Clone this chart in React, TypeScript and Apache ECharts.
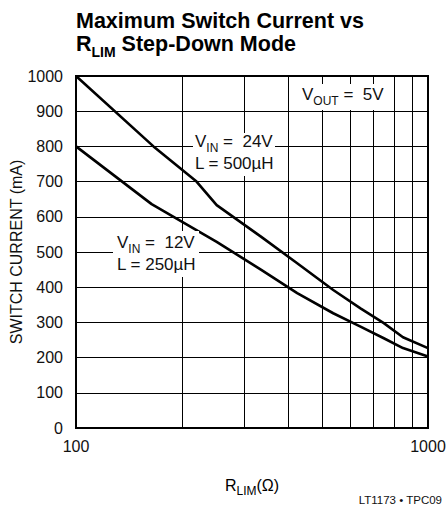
import React, { useEffect, useRef } from "react";
import * as echarts from "echarts";

// R_LIM (ohms) and switch current (mA)
const rlim24 = [100, 166, 220, 251, 336, 425, 538, 643, 749, 849, 1000];
const current24 = [1000, 800, 700, 633, 543, 468, 392, 340, 298, 258, 227];
const rlim12 = [100, 164, 251, 336, 425, 538, 643, 749, 849, 1000];
const current12 = [800, 636, 529, 449, 383, 326, 288, 255, 227, 203];
const xGridValues = [200, 300, 400, 500, 600, 700, 800, 900];
const yMin = 0;
const yMax = 1000;
const yStep = 100;

const FF = "Liberation Sans, Arial, Helvetica, sans-serif";

const mainTok = {
  fontSize: 17,
  fontFamily: FF,
  fill: "#111",
  lineHeight: 17,
  verticalAlign: "bottom",
  padding: [0, 0, 4, 0],
};
const subTok = {
  fontSize: 12,
  fontFamily: FF,
  fill: "#111",
  lineHeight: 14,
  verticalAlign: "bottom",
};

function richText(x: number, y: number, text: string, rich: any, extra: any = {}) {
  return {
    type: "text",
    z: 101,
    x,
    y,
    ...extra,
    style: { text, rich, verticalAlign: "top", align: "left" },
  };
}

function label(
  boxX: number,
  boxY: number,
  boxW: number,
  boxH: number,
  tx: number,
  ty: number,
  lines: string[]
) {
  return {
    type: "group",
    z: 100,
    children: [
      {
        type: "rect",
        z: 100,
        shape: { x: boxX, y: boxY, width: boxW, height: boxH },
        style: { fill: "#fff" },
      },
      ...lines.map((t, i) => richText(tx, ty + i * 22, t, { m: mainTok, s: subTok })),
    ],
  };
}

const titleRich = {
  t: {
    fontSize: 21.5,
    fontWeight: "bold",
    fontFamily: FF,
    fill: "#000",
    lineHeight: 17,
    verticalAlign: "bottom",
    padding: [0, 0, 4, 0],
  },
  ts: {
    fontSize: 14,
    fontWeight: "bold",
    fontFamily: FF,
    fill: "#000",
    lineHeight: 14,
    verticalAlign: "bottom",
  },
};

export default function App() {
  const ref = useRef<HTMLDivElement>(null);
  useEffect(() => {
    document.body.style.margin = "0";
    const chart = echarts.init(ref.current!, null, { renderer: "svg" });
    const option: any = {
      animation: false,
      backgroundColor: "#fff",
      grid: {
        left: 76,
        right: 19,
        top: 76,
        bottom: 82,
        show: true,
        borderColor: "#000",
        borderWidth: 2,
        containLabel: false,
        outerBoundsMode: "none",
      },
      xAxis: {
        type: "log",
        logBase: 10,
        min: 100,
        max: 1000,
        name: "{m|R}{s|LIM}{m|(Ω)}",
        nameLocation: "middle",
        nameGap: 52,
        nameMoveOverlap: false,
        nameTextStyle: {
          rich: { m: { ...mainTok, fontSize: 16 }, s: subTok },
        },
        axisLine: { show: true, lineStyle: { color: "#000", width: 2 } },
        axisTick: { show: false },
        splitLine: { show: false },
        minorSplitLine: { show: false },
        axisLabel: {
          color: "#111",
          fontSize: 16,
          fontFamily: FF,
          margin: 10,
          formatter: (v: number) => String(Math.round(v)),
        },
      },
      yAxis: {
        type: "value",
        min: yMin,
        max: yMax,
        interval: yStep,
        name: "SWITCH CURRENT (mA)",
        nameLocation: "middle",
        nameGap: 52,
        nameMoveOverlap: false,
        nameRotate: 90,
        nameTextStyle: { color: "#111", fontSize: 16, fontFamily: FF },
        axisLine: { show: true, lineStyle: { color: "#000", width: 2 } },
        axisTick: { show: false },
        splitLine: { show: true, lineStyle: { color: "#000", width: 1 } },
        axisLabel: {
          color: "#111",
          fontSize: 16,
          fontFamily: FF,
          margin: 13,
          formatter: (v: number) => String(v),
        },
      },
      series: [
        {
          type: "line",
          name: "VIN 24V",
          data: rlim24.map((r, i) => [r, current24[i]]),
          showSymbol: false,
          symbol: "none",
          smooth: false,
          lineStyle: { color: "#000", width: 2.6 },
          z: 5,
          markLine: {
            silent: true,
            symbol: ["none", "none"],
            label: { show: false },
            lineStyle: { color: "#000", width: 1, type: "solid" },
            emphasis: { disabled: true },
            data: xGridValues.map((v) => ({ xAxis: v })),
          },
        },
        {
          type: "line",
          name: "VIN 12V",
          data: rlim12.map((r, i) => [r, current12[i]]),
          showSymbol: false,
          symbol: "none",
          smooth: false,
          lineStyle: { color: "#000", width: 2.6 },
          z: 5,
        },
      ],
      graphic: {
        elements: [
          richText(76, 19, "{t|Maximum Switch Current vs}", titleRich),
          richText(76, 42, "{t|R}{ts|LIM}{t| Step-Down Mode}", titleRich),
          label(298, 84, 86, 26, 302, 89.5, ["{m|V}{s|OUT}{m| =  5V}"]),
          label(193, 133, 82, 43, 195, 137, ["{m|V}{s|IN}{m| =  24V}", "{m|L = 500µH}"]),
          label(113, 231, 86, 46, 117, 238, ["{m|V}{s|IN}{m| =  12V}", "{m|L = 250µH}"]),
          {
            type: "text",
            x: 442,
            y: 506,
            z: 100,
            style: {
              text: "LT1173 • TPC09",
              fontSize: 11.5,
              fontFamily: FF,
              fill: "#111",
              align: "right",
              verticalAlign: "bottom",
            },
          },
        ],
      },
    };
    chart.setOption(option);
    return () => chart.dispose();
  }, []);
  return <div ref={ref} style={{ width: 447, height: 510 }} />;
}
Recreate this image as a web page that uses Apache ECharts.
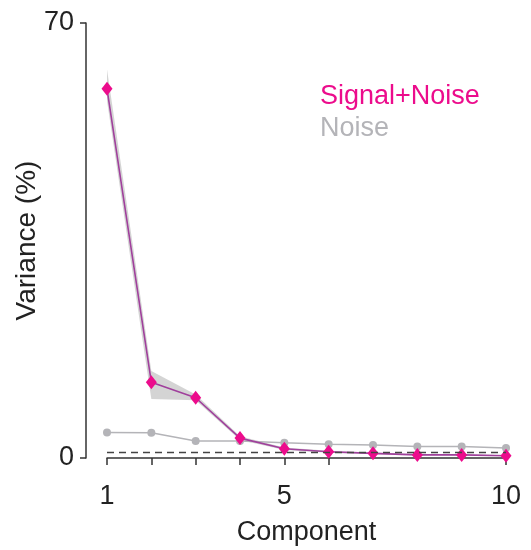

Exercise instructions → Your copy should match the entries exactly, minus the pictures.

Solution for this problem →
Clone this chart in React, TypeScript and Apache ECharts.
import React, { useEffect, useRef } from "react";
import * as echarts from "echarts";

// R_LIM (ohms) and switch current (mA)
const rlim24 = [100, 166, 220, 251, 336, 425, 538, 643, 749, 849, 1000];
const current24 = [1000, 800, 700, 633, 543, 468, 392, 340, 298, 258, 227];
const rlim12 = [100, 164, 251, 336, 425, 538, 643, 749, 849, 1000];
const current12 = [800, 636, 529, 449, 383, 326, 288, 255, 227, 203];
const xGridValues = [200, 300, 400, 500, 600, 700, 800, 900];
const yMin = 0;
const yMax = 1000;
const yStep = 100;

const FF = "Liberation Sans, Arial, Helvetica, sans-serif";

const mainTok = {
  fontSize: 17,
  fontFamily: FF,
  fill: "#111",
  lineHeight: 17,
  verticalAlign: "bottom",
  padding: [0, 0, 4, 0],
};
const subTok = {
  fontSize: 12,
  fontFamily: FF,
  fill: "#111",
  lineHeight: 14,
  verticalAlign: "bottom",
};

function richText(x: number, y: number, text: string, rich: any, extra: any = {}) {
  return {
    type: "text",
    z: 101,
    x,
    y,
    ...extra,
    style: { text, rich, verticalAlign: "top", align: "left" },
  };
}

function label(
  boxX: number,
  boxY: number,
  boxW: number,
  boxH: number,
  tx: number,
  ty: number,
  lines: string[]
) {
  return {
    type: "group",
    z: 100,
    children: [
      {
        type: "rect",
        z: 100,
        shape: { x: boxX, y: boxY, width: boxW, height: boxH },
        style: { fill: "#fff" },
      },
      ...lines.map((t, i) => richText(tx, ty + i * 22, t, { m: mainTok, s: subTok })),
    ],
  };
}

const titleRich = {
  t: {
    fontSize: 21.5,
    fontWeight: "bold",
    fontFamily: FF,
    fill: "#000",
    lineHeight: 17,
    verticalAlign: "bottom",
    padding: [0, 0, 4, 0],
  },
  ts: {
    fontSize: 14,
    fontWeight: "bold",
    fontFamily: FF,
    fill: "#000",
    lineHeight: 14,
    verticalAlign: "bottom",
  },
};

export default function App() {
  const ref = useRef<HTMLDivElement>(null);
  useEffect(() => {
    document.body.style.margin = "0";
    const chart = echarts.init(ref.current!, null, { renderer: "svg" });
    const option: any = {
      animation: false,
      backgroundColor: "#fff",
      grid: {
        left: 76,
        right: 19,
        top: 76,
        bottom: 82,
        show: true,
        borderColor: "#000",
        borderWidth: 2,
        containLabel: false,
        outerBoundsMode: "none",
      },
      xAxis: {
        type: "log",
        logBase: 10,
        min: 100,
        max: 1000,
        name: "{m|R}{s|LIM}{m|(Ω)}",
        nameLocation: "middle",
        nameGap: 52,
        nameMoveOverlap: false,
        nameTextStyle: {
          rich: { m: { ...mainTok, fontSize: 16 }, s: subTok },
        },
        axisLine: { show: true, lineStyle: { color: "#000", width: 2 } },
        axisTick: { show: false },
        splitLine: { show: false },
        minorSplitLine: { show: false },
        axisLabel: {
          color: "#111",
          fontSize: 16,
          fontFamily: FF,
          margin: 10,
          formatter: (v: number) => String(Math.round(v)),
        },
      },
      yAxis: {
        type: "value",
        min: yMin,
        max: yMax,
        interval: yStep,
        name: "SWITCH CURRENT (mA)",
        nameLocation: "middle",
        nameGap: 52,
        nameMoveOverlap: false,
        nameRotate: 90,
        nameTextStyle: { color: "#111", fontSize: 16, fontFamily: FF },
        axisLine: { show: true, lineStyle: { color: "#000", width: 2 } },
        axisTick: { show: false },
        splitLine: { show: true, lineStyle: { color: "#000", width: 1 } },
        axisLabel: {
          color: "#111",
          fontSize: 16,
          fontFamily: FF,
          margin: 13,
          formatter: (v: number) => String(v),
        },
      },
      series: [
        {
          type: "line",
          name: "VIN 24V",
          data: rlim24.map((r, i) => [r, current24[i]]),
          showSymbol: false,
          symbol: "none",
          smooth: false,
          lineStyle: { color: "#000", width: 2.6 },
          z: 5,
          markLine: {
            silent: true,
            symbol: ["none", "none"],
            label: { show: false },
            lineStyle: { color: "#000", width: 1, type: "solid" },
            emphasis: { disabled: true },
            data: xGridValues.map((v) => ({ xAxis: v })),
          },
        },
        {
          type: "line",
          name: "VIN 12V",
          data: rlim12.map((r, i) => [r, current12[i]]),
          showSymbol: false,
          symbol: "none",
          smooth: false,
          lineStyle: { color: "#000", width: 2.6 },
          z: 5,
        },
      ],
      graphic: {
        elements: [
          richText(76, 19, "{t|Maximum Switch Current vs}", titleRich),
          richText(76, 42, "{t|R}{ts|LIM}{t| Step-Down Mode}", titleRich),
          label(298, 84, 86, 26, 302, 89.5, ["{m|V}{s|OUT}{m| =  5V}"]),
          label(193, 133, 82, 43, 195, 137, ["{m|V}{s|IN}{m| =  24V}", "{m|L = 500µH}"]),
          label(113, 231, 86, 46, 117, 238, ["{m|V}{s|IN}{m| =  12V}", "{m|L = 250µH}"]),
          {
            type: "text",
            x: 442,
            y: 506,
            z: 100,
            style: {
              text: "LT1173 • TPC09",
              fontSize: 11.5,
              fontFamily: FF,
              fill: "#111",
              align: "right",
              verticalAlign: "bottom",
            },
          },
        ],
      },
    };
    chart.setOption(option);
    return () => chart.dispose();
  }, []);
  return <div ref={ref} style={{ width: 447, height: 510 }} />;
}
Recreate this image as a web page that uses Apache ECharts.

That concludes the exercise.